Lease length directly impacts how much lenders will let you borrow. A tenant on a five-year lease with two five-year options provides strong income security. A tenant on a one-year lease with no options reduces the income the lender will recognise, sometimes by 20% to 30%. When purchasing a commercial investment property for expansion, review the lease term before you make an offer. If the lease is short, factor in either a lower loan amount or the cost of securing a lease extension before settlement. Some sellers will agree to extend the tenant's lease as a condition of sale if it helps you secure finance. Others won't. Knowing this before you commit avoids settlement delays.
Structuring Loans to Preserve Future Borrowing Capacity
Each new commercial loan reduces your available borrowing capacity for future purchases. If you borrow the maximum amount on every property, you'll exhaust your serviceability within two or three acquisitions. Structuring loans with slightly higher deposits or shorter commercial loan terms preserves capacity for the next purchase.
A business owner expanding from one property to three over five years will often target a loan to value ratio of 65% to 70% rather than the maximum 75% or 80% the lender offers. The lower LVR reduces the loan amount and leaves more rental income available to service the next application. It also means they're not forced to use every dollar of equity in their existing properties, which maintains a buffer if valuations soften or if one tenant vacates unexpectedly. The trade-off is a larger deposit on each property, but the outcome is a portfolio that can grow without hitting a serviceability ceiling after two purchases.

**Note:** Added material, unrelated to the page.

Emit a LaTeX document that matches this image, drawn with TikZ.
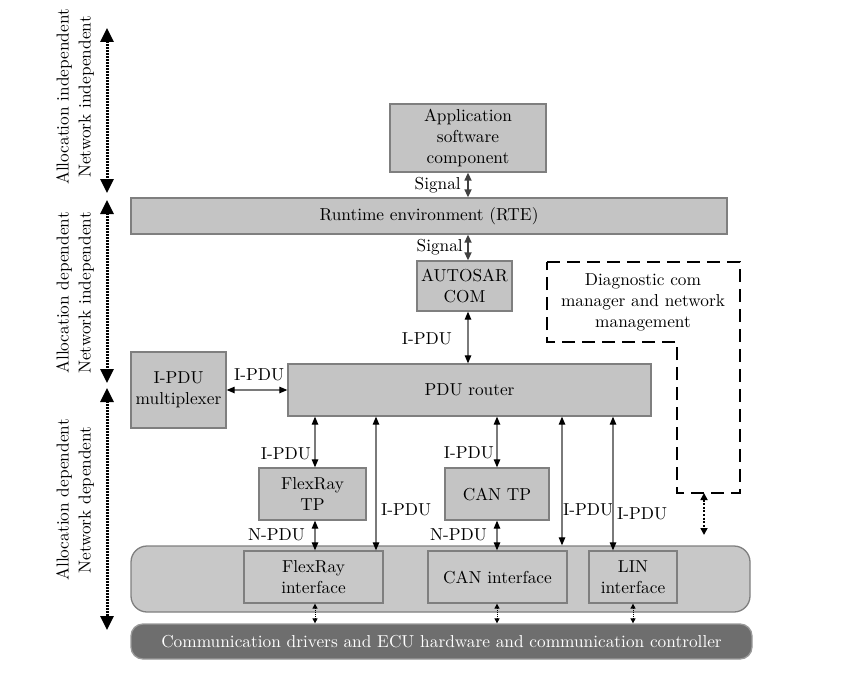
\documentclass[tikz,border=0pt]{standalone}
\usepackage{fontspec}
\setmainfont{lmroman10-regular.otf}
\usetikzlibrary{arrows.meta,calc}
\definecolor{boxfill}{HTML}{C4C4C4}
\definecolor{boxline}{HTML}{7F7F7F}
\definecolor{contfill}{HTML}{C8C8C8}
\definecolor{hwfill}{HTML}{6E6E6E}
\definecolor{hwline}{HTML}{9A9A9A}
\definecolor{connline}{HTML}{7A7A7A}
\begin{document}
\begin{tikzpicture}[x=1pt,y=-1pt,
  every node/.style={font=\fontsize{17.3}{21}\selectfont, inner sep=0pt},
  box/.style={draw=boxline, fill=boxfill, line width=1.3pt, align=center, anchor=center},
  ifbox/.style={draw=boxline, fill=contfill, line width=1.3pt, align=center, anchor=center},
  conn/.style={draw=connline, line width=1.2pt, {Triangle[length=8pt,width=6.5pt,color=black]}-{Triangle[length=8pt,width=6.5pt,color=black]}},
  sig/.style={draw=black!75, line width=1.6pt, {Triangle[length=8pt,width=7pt]}-{Triangle[length=8pt,width=7pt]}},
  small/.style={draw=black, line width=1pt, dash pattern=on 1pt off 1pt, {Triangle[length=5pt,width=5pt]}-{Triangle[length=5pt,width=5pt]}},
  side/.style={draw=black, line width=3pt, dash pattern=on 1.6pt off 1.4pt, {Triangle[length=14pt,width=13pt]}-{Triangle[length=14pt,width=13pt]}},
  lbl/.style={text=black}
]
\useasboundingbox (0,0) rectangle (848,674);

% left side labels
\node[rotate=90, align=center, font=\fontsize{17.3}{22}\selectfont] (t1) at (75,97) {Allocation independent\\Network independent};
\node[rotate=90, align=center, font=\fontsize{17.3}{22}\selectfont] (t2) at (75,293) {Allocation dependent\\Network independent};
\node[rotate=90, align=center, font=\fontsize{17.3}{22}\selectfont] (t3) at (75,500) {Allocation dependent\\Network dependent};
\coordinate (s1a) at (107,28); \coordinate (s1b) at (107,193);
\coordinate (s2a) at (107,200); \coordinate (s2b) at (107,383);
\coordinate (s3a) at (107,388); \coordinate (s3b) at (107,630);
\draw[side] (s1a) -- (s1b);
\draw[side] (s2a) -- (s2b);
\draw[side] (s3a) -- (s3b);

% boxes
\node[box, minimum width=156pt, minimum height=68pt] (app) at (468,138) {Application\\software\\component};
\node[box, minimum width=596pt, minimum height=36pt] (rte) at (429,216) {Runtime environment (RTE)};
\node[box, minimum width=95pt, minimum height=50pt] (com) at (464.5,286) {AUTOSAR\\COM};
\node[box, minimum width=95pt, minimum height=76pt] (mux) at (178.5,390) {I-PDU\\multiplexer};
\node[box, minimum width=363pt, minimum height=52pt] (router) at (469.5,390) {PDU router};
\node[box, minimum width=107pt, minimum height=52pt] (frtp) at (312.5,494) {FlexRay\\TP};
\node[box, minimum width=104pt, minimum height=52pt] (cantp) at (497,494) {CAN TP};

% container
\node[draw=boxline, fill=contfill, line width=1.3pt, rounded corners=16pt, minimum width=619pt, minimum height=66pt] (cont) at (440.5,579) {};
\node[ifbox, minimum width=139pt, minimum height=52pt] (frif) at (313.5,577) {FlexRay\\interface};
\node[ifbox, minimum width=139pt, minimum height=52pt] (canif) at (497.5,577) {CAN interface};
\node[ifbox, minimum width=88pt, minimum height=52pt] (linif) at (633,577) {LIN\\interface};

% hardware
\node[draw=hwline, fill=hwfill, line width=1.3pt, rounded corners=12pt, minimum width=621pt, minimum height=35pt, text=white] (hw) at (441.5,641.5) {Communication drivers and ECU hardware and communication controller};

% diagnostic dashed
\node[align=center] (diag) at (643,302) {Diagnostic com\\manager and network\\management};
\draw[black, line width=2.6pt, dash pattern=on 13pt off 7pt] (547,262) -- (740,262) -- (740,493) -- (677,493) -- (677,342) -- (547,342) -- cycle;
\coordinate (dga) at (704,493);
\coordinate (dgb) at (704,535);
\draw[black, line width=1.6pt, dash pattern=on 2pt off 1.6pt, {Triangle[length=7pt,width=7pt]}-{Triangle[length=7pt,width=7pt]}] (dga) -- (dgb);

% signal connectors
\draw[sig] (app.south) -- (rte.north -| app.south);
\node[lbl, anchor=east] at (461,185) {Signal};
\coordinate (comx) at (468,0);
\draw[sig] (rte.south -| comx) -- (com.north -| comx);
\node[lbl, anchor=east] at (463,247) {Signal};
\draw[conn] (com.south -| comx) -- (router.north -| comx);
\node[lbl, anchor=east] at (452,339) {I-PDU};

% mux
\draw[conn] (mux.east) -- (router.west);
\node[lbl] at (259,375) {I-PDU};

% router down
\coordinate (x315) at (315,0);
\coordinate (x376) at (376,0);
\coordinate (x562) at (562,0);
\coordinate (x613) at (613,0);
\draw[conn] (router.south -| x315) -- (frtp.north -| x315);
\node[lbl, anchor=east] at (311,454) {I-PDU};
\draw[conn] (frtp.south -| x315) -- (frif.north -| x315);
\node[lbl, anchor=east] at (305,535) {N-PDU};
\draw[conn] (router.south -| x376) -- (frif.north -| x376);
\node[lbl, anchor=west] at (381,510) {I-PDU};
\draw[conn] (router.south -| cantp.north) -- (cantp.north);
\node[lbl, anchor=east] at (494,453) {I-PDU};
\draw[conn] (cantp.south) -- (canif.north -| cantp.south);
\node[lbl, anchor=east] at (487,535) {N-PDU};
\draw[conn] (router.south -| x562) -- (cont.north -| x562);
\node[lbl, anchor=west] at (563,510) {I-PDU};
\draw[conn] (router.south -| x613) -- (linif.north -| x613);
\node[lbl, anchor=west] at (617,514) {I-PDU};

% interfaces to hardware
\draw[small] (frif.south -| x315) -- (hw.north -| x315);
\draw[small] (canif.south -| cantp.south) -- (hw.north -| cantp.south);
\draw[small] (linif.south) -- (hw.north -| linif.south);
\end{tikzpicture}
\end{document}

If you're planning to expand your commercial holdings in Inverloch and surrounding areas, speak with a broker who understands how lenders assess multi-property applications. Structuring your loans correctly from the start avoids costly refinancing and keeps your options open as opportunities arise. Call one of our team or book an appointment at a time that works for you.
Frequently Asked Questions
Can I use equity from my existing commercial property to fund the deposit on my next purchase?
Yes, you can use equity from an existing commercial property as a deposit, but this typically results in cross-collateralisation where both properties secure the loan. This gives the lender stronger security but limits your ability to sell or refinance one property independently without lender consent.
How do lenders assess serviceability when I already have one commercial loan?
Lenders assess your total debt servicing across all commercial properties, not just the new purchase. They apply a vacancy factor of 5% to 10% to rental income and won't double-count the same income stream to service multiple loans, so your entire portfolio cashflow must cover all repayments plus a buffer.
What happens if the commercial valuation comes in below the purchase price?
If the lender's valuation is lower than your agreed purchase price, they calculate your loan amount based on the lower figure. You'll need to provide additional deposit funds to cover the gap or renegotiate the sale price, so it's important to include a valuation-specific clause in your contract.
Should I fix the interest rate on a commercial expansion loan?
Fixed rates carry break costs if you repay early, which is common in expansion scenarios when you refinance or restructure your portfolio. Variable or split loan structures offer more flexibility, allowing extra repayments and redraw without penalties if you need capital for future purchases.
How does lease length affect how much I can borrow for a commercial investment property?
Lenders reduce the rental income they recognise if the tenant has a short lease with no options, sometimes by 20% to 30%. A tenant on a five-year lease with options provides stronger income security and allows you to borrow more than a property with a one-year lease.